WRITTEN INSTRUCTION
Without the pictures, extract every line from the start of the material to the line containing "0.727, 0.655, 0.572]", both ends included.

GIVEN MATERIAL
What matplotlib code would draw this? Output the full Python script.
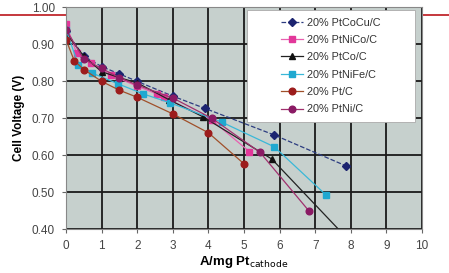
import matplotlib.pyplot as plt
from matplotlib.lines import Line2D
from matplotlib.patches import Rectangle

# current density (A/mg Pt cathode) and cell voltage (V) per catalyst
labels = ["20% PtCoCu/C", "20% PtNiCo/C", "20% PtCo/C",
          "20% PtNiFe/C", "20% Pt/C", "20% PtNi/C"]

x_ptcocu = [0, 0.5, 1.0, 1.5, 2.0, 3.0, 3.9, 5.85, 7.85]
y_ptcocu = [0.935, 0.868, 0.84, 0.82, 0.80, 0.76, 0.727, 0.655, 0.572]

x_ptnico = [0, 0.3, 0.7, 1.25, 2.0, 2.55, 2.75, 4.1, 5.15]
y_ptnico = [0.955, 0.876, 0.85, 0.817, 0.787, 0.766, 0.757, 0.695, 0.61]

x_ptco = [0, 0.5, 1.0, 1.5, 2.0, 2.9, 3.85, 5.78, 8.0]
y_ptco = [0.93, 0.868, 0.826, 0.81, 0.796, 0.75, 0.704, 0.59, 0.365]

x_ptnife = [0, 0.35, 0.72, 1.47, 2.17, 2.92, 4.37, 5.85, 7.3]
y_ptnife = [0.94, 0.844, 0.823, 0.793, 0.766, 0.742, 0.69, 0.623, 0.493]

x_ptc = [0, 0.23, 0.5, 1.0, 1.5, 2.0, 3.0, 4.0, 5.0]
y_ptc = [0.913, 0.856, 0.832, 0.80, 0.776, 0.757, 0.712, 0.661, 0.577]

x_ptni = [0, 0.5, 1.0, 1.5, 2.0, 3.0, 4.1, 5.45, 6.82]
y_ptni = [0.94, 0.86, 0.835, 0.81, 0.79, 0.755, 0.70, 0.608, 0.45]

x_ticks = list(range(0, 11))
y_ticks = [0.40, 0.50, 0.60, 0.70, 0.80, 0.90, 1.00]

series = [
    (x_ptcocu, y_ptcocu, "D", "#1c2470", "#2c3c80", "--"),
    (x_ptnico, y_ptnico, "s", "#e2379a", "#e860b0", "-"),
    (x_ptco, y_ptco, "^", "#111111", "#222222", "-"),
    (x_ptnife, y_ptnife, "s", "#1fa8d0", "#3ab8d8", "-"),
    (x_ptc, y_ptc, "o", "#9c1c1c", "#a0502a", "-"),
    (x_ptni, y_ptni, "o", "#8a1a64", "#a0306e", "-"),
]

plt.rcParams["font.family"] = ["Liberation Sans", "DejaVu Sans"]

fig = plt.figure(figsize=(4.49, 2.73), dpi=100)
fig.patch.set_facecolor("white")

# red reference line running across the whole figure, behind the axes
fig.add_artist(Line2D([0, 1], [0.945, 0.945], transform=fig.transFigure,
                      color="#c0282d", linewidth=1.3, zorder=-1))

ax = fig.add_axes([0.147, 0.160, 0.793, 0.813])
ax.set_facecolor("#c6d0cd")

for (xs, ys, m, mc, lc, ls), lab in zip(series, labels):
    ax.plot(xs, ys, linestyle=ls, color=lc, linewidth=0.9,
            marker=m, markersize=4.8 if m != "D" else 4,
            markerfacecolor=mc, markeredgecolor=mc, label=lab)

ax.set_xlim(0, 10)
ax.set_ylim(0.40, 1.00)
ax.set_xticks(x_ticks)
ax.set_yticks(y_ticks)
ax.set_yticklabels([f"{v:.2f}" for v in y_ticks])
ax.grid(True, color="#1a1a1a", linewidth=1.3)
ax.set_axisbelow(True)
ax.tick_params(labelsize=8.5, colors="#444444", length=3, color="#666666",
               pad=5)

for side, spine in ax.spines.items():
    spine.set_color("#888888")
    spine.set_linewidth(0.8)

ax.set_ylabel("Cell Voltage (V)", fontsize=8.5, fontweight="bold", labelpad=5)
ax.set_xlabel("A/mg Pt$_{\\mathrm{cathode}}$", fontsize=9.5, fontweight="bold",
              labelpad=1)

# wide white legend box, legend entries centred inside it
ax.add_patch(Rectangle((0.507, 0.485), 0.473, 0.503, transform=ax.transAxes,
                       facecolor="white", edgecolor="#aaaaaa", linewidth=0.6,
                       zorder=4))
leg = ax.legend(loc="center", bbox_to_anchor=(0.744, 0.736), fontsize=7.8,
                frameon=False, handlelength=2.0, handletextpad=0.4,
                labelspacing=0.68, labelcolor="#333333")
leg.set_zorder(5)

fig.savefig("out.png", dpi=100)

CORRECT RESPONSE
What matplotlib code would draw this? Output the full Python script.
import matplotlib.pyplot as plt
from matplotlib.lines import Line2D
from matplotlib.patches import Rectangle

# current density (A/mg Pt cathode) and cell voltage (V) per catalyst
labels = ["20% PtCoCu/C", "20% PtNiCo/C", "20% PtCo/C",
          "20% PtNiFe/C", "20% Pt/C", "20% PtNi/C"]

x_ptcocu = [0, 0.5, 1.0, 1.5, 2.0, 3.0, 3.9, 5.85, 7.85]
y_ptcocu = [0.935, 0.868, 0.84, 0.82, 0.80, 0.76, 0.727, 0.655, 0.572]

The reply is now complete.